* [Set exercise]: Repeat every line exactly, keeping the pictures out of the copy.

* [Dataset extract]:

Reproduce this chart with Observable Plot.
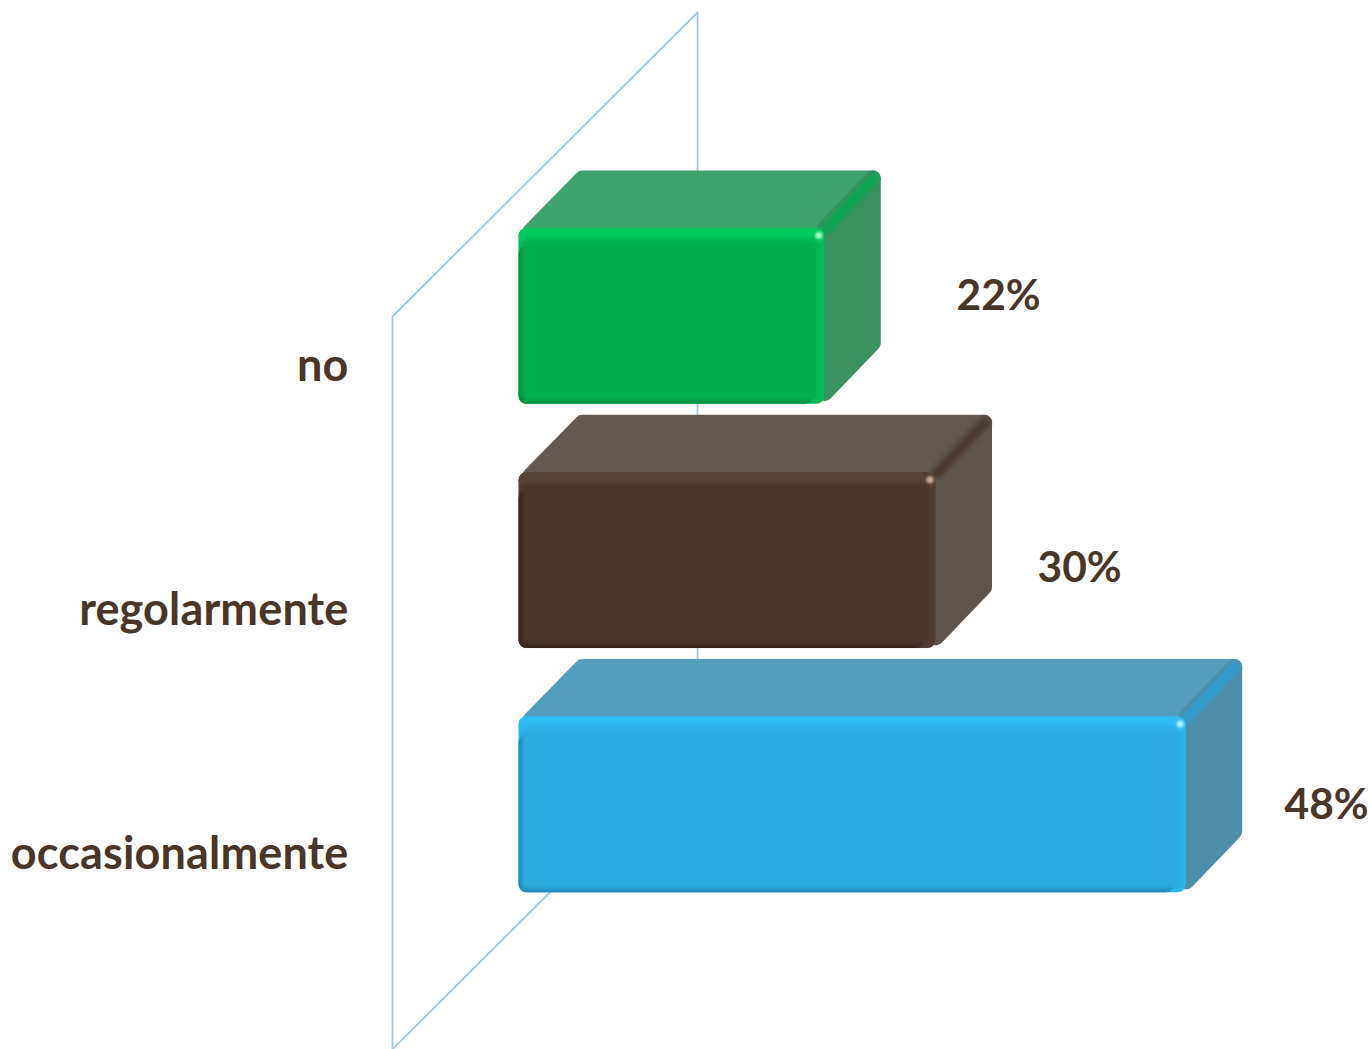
<!DOCTYPE html>
<html lang="it">
<head>
<meta charset="utf-8">
<title>no, regolarmente, occasionalmente</title>
<script src="https://cdn.jsdelivr.net/npm/d3@7"></script>
<script src="https://cdn.jsdelivr.net/npm/@observablehq/plot@0.6"></script>
<style>
  html, body { margin: 0; padding: 0; background: #fff; overflow: hidden; }
  svg { display: block; }
  g[aria-label="y-axis tick label"] { letter-spacing: 0.15px; }
</style>
</head>
<body>
<div id="chart"></div>
<script>
// Answer categories and their shares, in percent.
const categories = ["no", "regolarmente", "occasionalmente"];
const shares = [22, 30, 48];

// Face colours for each box.
const frontColors = ["#00b050", "#4a3529", "#2caadf"];
const topColors = ["#3ea26e", "#65584f", "#559dbd"];
const sideColors = ["#3a925f", "#5f544c", "#4f8eab"];
const litColors = ["#00c95d", "#584337", "#2ebcf2"];
const rimColors = ["#00bd57", "#513c30", "#2db3e9"];
const shadeColors = ["#00893d", "#35231a", "#1f86b4"];
const ridgeColors = ["#0ca552", "#4e3c31", "#2f9dcc"];
const glintColors = ["#a4f8c6", "#c9ab96", "#b0eeff"];

const width = 1371;
const height = 1049;
const textColor = "#4a3529";
const textFont = "Lato, Carlito, sans-serif";

// Pixels per percentage point, and per row of the chart.
const unitX = 13.9;
const unitY = 244.25;
const px = (v) => v / unitX;
const py = (v) => v / unitY;

const zeroAt = 518.5;
const firstRowAt = 228;
const rowSpan = 0.72;
const depthX = px(56);
const depthY = py(-58);
const corner = 8;
const slant = corner * Math.SQRT2;

const rows = categories.map((category, i) => ({
  category, share: shares[i], i, y1: i, y2: i + rowSpan, mid: i + rowSpan / 2
}));

// The back wall is a slanted plane running three rows tall.
const wallFront = px(392 - zeroAt);
const wallBack = px(697 - zeroAt);
const wallTop = py(316 - firstRowAt);
const wallShift = py(-304);
const wall = [
  {x: wallFront, y: wallTop + 3},
  {x: wallFront, y: wallTop},
  {x: wallBack, y: wallTop + wallShift},
  {x: wallBack, y: wallTop + wallShift + 3},
  {x: wallFront, y: wallTop + 3}
];

// Faces are inset by the stroke radius so the round line joins give soft corners.
const backLean = px(4);
const topFace = (r) => [
  {x: px(slant), y: r.y1 + py(3)},
  {x: backLean + depthX + px(slant - corner), y: r.y1 + depthY + py(corner)},
  {x: r.share + depthX - px(corner), y: r.y1 + depthY + py(corner)},
  {x: r.share, y: r.y1}
];
const sideFace = (r) => [
  {x: r.share, y: r.y1},
  {x: r.share + depthX - px(corner), y: r.y1 + depthY + py(corner)},
  {x: r.share + depthX - px(corner), y: r.y2 + depthY + py(corner - slant)},
  {x: r.share, y: r.y2 - py(slant)}
];
const ridge = (r) => [
  {x: r.share + px(1), y: r.y1 + py(1)},
  {x: r.share + depthX - px(7), y: r.y1 + depthY + py(8)}
];

const face = (points, color) => Plot.line(points, {
  x: "x", y: "y", curve: "linear-closed",
  fill: color, stroke: color, strokeWidth: corner * 2, strokeLinejoin: "round"
});

const box = (r) => {
  const data = [r];
  const front = {x1: () => 0, x2: "share", y1: "y1", y2: "y2", rx: 8};
  return [
    face(topFace(r), topColors[r.i]),
    face(sideFace(r), sideColors[r.i]),
    Plot.line(ridge(r), {
      x: "x", y: "y", stroke: ridgeColors[r.i], strokeWidth: 10,
      strokeLinecap: "round", imageFilter: "blur(2px)"
    }),
    // Front face: side rim, lit top band, shaded rim, then the flat centre on top.
    Plot.rect(data, {...front, fill: rimColors[r.i]}),
    Plot.rect(data, {...front, fill: litColors[r.i], insetBottom: 160}),
    Plot.rect(data, {...front, fill: shadeColors[r.i], insetRight: 12, insetTop: 18}),
    Plot.rect(data, {
      ...front, fill: frontColors[r.i], rx: 5,
      insetLeft: 3, insetRight: 7, insetTop: 11, insetBottom: 3,
      imageFilter: "blur(2px)"
    }),
    Plot.dot(data, {
      x: "share", y: "y1", r: 3.5, dx: -6, dy: 7,
      fill: glintColors[r.i], imageFilter: "blur(1px)"
    })
  ];
};

// Value labels sit beside each box, each with its own offset.
const labelOffsets = [[131.7, -20], [101.5, 8], [98.3, 0.6]];

const chart = Plot.plot({
  width,
  height,
  marginTop: 0,
  marginBottom: 0,
  marginRight: 0,
  marginLeft: 348,
  style: {background: "#fff", overflow: "visible"},
  x: {
    domain: [px(-zeroAt), px(width - zeroAt)],
    range: [0, width],
    axis: null
  },
  y: {
    domain: [py(-firstRowAt), py(height - firstRowAt)],
    range: [0, height],
    axis: null
  },
  marks: [
    Plot.line(wall, {x: "x", y: "y", stroke: "#9fcbe9", strokeWidth: 1.8}),
    rows.flatMap(box),
    Plot.axisY(rows.map((r) => r.mid), {
      anchor: "left",
      label: null,
      tickSize: 0,
      tickPadding: 0,
      tickFormat: (v) => categories[Math.round(v - rowSpan / 2)],
      dy: 50,
      fontSize: 45,
      fontWeight: 700,
      fontFamily: textFont,
      fill: textColor
    }),
    rows.map((r) => Plot.text([r], {
      x: "share",
      y: "mid",
      text: (d) => `${d.share}%`,
      textAnchor: "start",
      dx: labelOffsets[r.i][0],
      dy: labelOffsets[r.i][1],
      fontSize: 42.5,
      fontWeight: 700,
      fontFamily: textFont,
      fill: textColor
    }))
  ]
});

document.getElementById("chart").append(chart);
</script>
</body>
</html>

* [Written reply]:
Reproduce this chart with Observable Plot.
<!DOCTYPE html>
<html lang="it">
<head>
<meta charset="utf-8">
<title>no, regolarmente, occasionalmente</title>
<script src="https://cdn.jsdelivr.net/npm/d3@7"></script>
<script src="https://cdn.jsdelivr.net/npm/@observablehq/plot@0.6"></script>
<style>
  html, body { margin: 0; padding: 0; background: #fff; overflow: hidden; }
  svg { display: block; }
  g[aria-label="y-axis tick label"] { letter-spacing: 0.15px; }
</style>
</head>
<body>
<div id="chart"></div>
<script>
// Answer categories and their shares, in percent.
const categories = ["no", "regolarmente", "occasionalmente"];
const shares = [22, 30, 48];

// Face colours for each box.
const frontColors = ["#00b050", "#4a3529", "#2caadf"];
const topColors = ["#3ea26e", "#65584f", "#559dbd"];
const sideColors = ["#3a925f", "#5f544c", "#4f8eab"];
const litColors = ["#00c95d", "#584337", "#2ebcf2"];
const rimColors = ["#00bd57", "#513c30", "#2db3e9"];
const shadeColors = ["#00893d", "#35231a", "#1f86b4"];
const ridgeColors = ["#0ca552", "#4e3c31", "#2f9dcc"];
const glintColors = ["#a4f8c6", "#c9ab96", "#b0eeff"];

const width = 1371;
const height = 1049;
const textColor = "#4a3529";
const textFont = "Lato, Carlito, sans-serif";

// Pixels per percentage point, and per row of the chart.
const unitX = 13.9;
const unitY = 244.25;
const px = (v) => v / unitX;
const py = (v) => v / unitY;

const zeroAt = 518.5;
const firstRowAt = 228;
const rowSpan = 0.72;
const depthX = px(56);
const depthY = py(-58);
const corner = 8;
const slant = corner * Math.SQRT2;

const rows = categories.map((category, i) => ({
  category, share: shares[i], i, y1: i, y2: i + rowSpan, mid: i + rowSpan / 2
}));

// The back wall is a slanted plane running three rows tall.
const wallFront = px(392 - zeroAt);
const wallBack = px(697 - zeroAt);
const wallTop = py(316 - firstRowAt);
const wallShift = py(-304);
const wall = [
  {x: wallFront, y: wallTop + 3},
  {x: wallFront, y: wallTop},
  {x: wallBack, y: wallTop + wallShift},
  {x: wallBack, y: wallTop + wallShift + 3},
  {x: wallFront, y: wallTop + 3}
];

// Faces are inset by the stroke radius so the round line joins give soft corners.
const backLean = px(4);
const topFace = (r) => [
  {x: px(slant), y: r.y1 + py(3)},
  {x: backLean + depthX + px(slant - corner), y: r.y1 + depthY + py(corner)},
  {x: r.share + depthX - px(corner), y: r.y1 + depthY + py(corner)},
  {x: r.share, y: r.y1}
];
const sideFace = (r) => [
  {x: r.share, y: r.y1},
  {x: r.share + depthX - px(corner), y: r.y1 + depthY + py(corner)},
  {x: r.share + depthX - px(corner), y: r.y2 + depthY + py(corner - slant)},
  {x: r.share, y: r.y2 - py(slant)}
];
const ridge = (r) => [
  {x: r.share + px(1), y: r.y1 + py(1)},
  {x: r.share + depthX - px(7), y: r.y1 + depthY + py(8)}
];

const face = (points, color) => Plot.line(points, {
  x: "x", y: "y", curve: "linear-closed",
  fill: color, stroke: color, strokeWidth: corner * 2, strokeLinejoin: "round"
});

const box = (r) => {
  const data = [r];
  const front = {x1: () => 0, x2: "share", y1: "y1", y2: "y2", rx: 8};
  return [
    face(topFace(r), topColors[r.i]),
    face(sideFace(r), sideColors[r.i]),
    Plot.line(ridge(r), {
      x: "x", y: "y", stroke: ridgeColors[r.i], strokeWidth: 10,
      strokeLinecap: "round", imageFilter: "blur(2px)"
    }),
    // Front face: side rim, lit top band, shaded rim, then the flat centre on top.
    Plot.rect(data, {...front, fill: rimColors[r.i]}),
    Plot.rect(data, {...front, fill: litColors[r.i], insetBottom: 160}),
    Plot.rect(data, {...front, fill: shadeColors[r.i], insetRight: 12, insetTop: 18}),
    Plot.rect(data, {
      ...front, fill: frontColors[r.i], rx: 5,
      insetLeft: 3, insetRight: 7, insetTop: 11, insetBottom: 3,
      imageFilter: "blur(2px)"
    }),
    Plot.dot(data, {
      x: "share", y: "y1", r: 3.5, dx: -6, dy: 7,
      fill: glintColors[r.i], imageFilter: "blur(1px)"
    })
  ];
};

// Value labels sit beside each box, each with its own offset.
const labelOffsets = [[131.7, -20], [101.5, 8], [98.3, 0.6]];

const chart = Plot.plot({
  width,
  height,
  marginTop: 0,
  marginBottom: 0,
  marginRight: 0,
  marginLeft: 348,
  style: {background: "#fff", overflow: "visible"},
  x: {
    domain: [px(-zeroAt), px(width - zeroAt)],
    range: [0, width],
    axis: null
  },
  y: {
    domain: [py(-firstRowAt), py(height - firstRowAt)],
    range: [0, height],
    axis: null
  },
  marks: [
    Plot.line(wall, {x: "x", y: "y", stroke: "#9fcbe9", strokeWidth: 1.8}),
    rows.flatMap(box),
    Plot.axisY(rows.map((r) => r.mid), {
      anchor: "left",
      label: null,
      tickSize: 0,
      tickPadding: 0,
      tickFormat: (v) => categories[Math.round(v - rowSpan / 2)],
      dy: 50,
      fontSize: 45,
      fontWeight: 700,
      fontFamily: textFont,
      fill: textColor
    }),
    rows.map((r) => Plot.text([r], {
      x: "share",
      y: "mid",
      text: (d) => `${d.share}%`,
      textAnchor: "start",
      dx: labelOffsets[r.i][0],
      dy: labelOffsets[r.i][1],
      fontSize: 42.5,
      fontWeight: 700,
      fontFamily: textFont,
      fill: textColor
    }))
  ]
});

document.getElementById("chart").append(chart);
</script>
</body>
</html>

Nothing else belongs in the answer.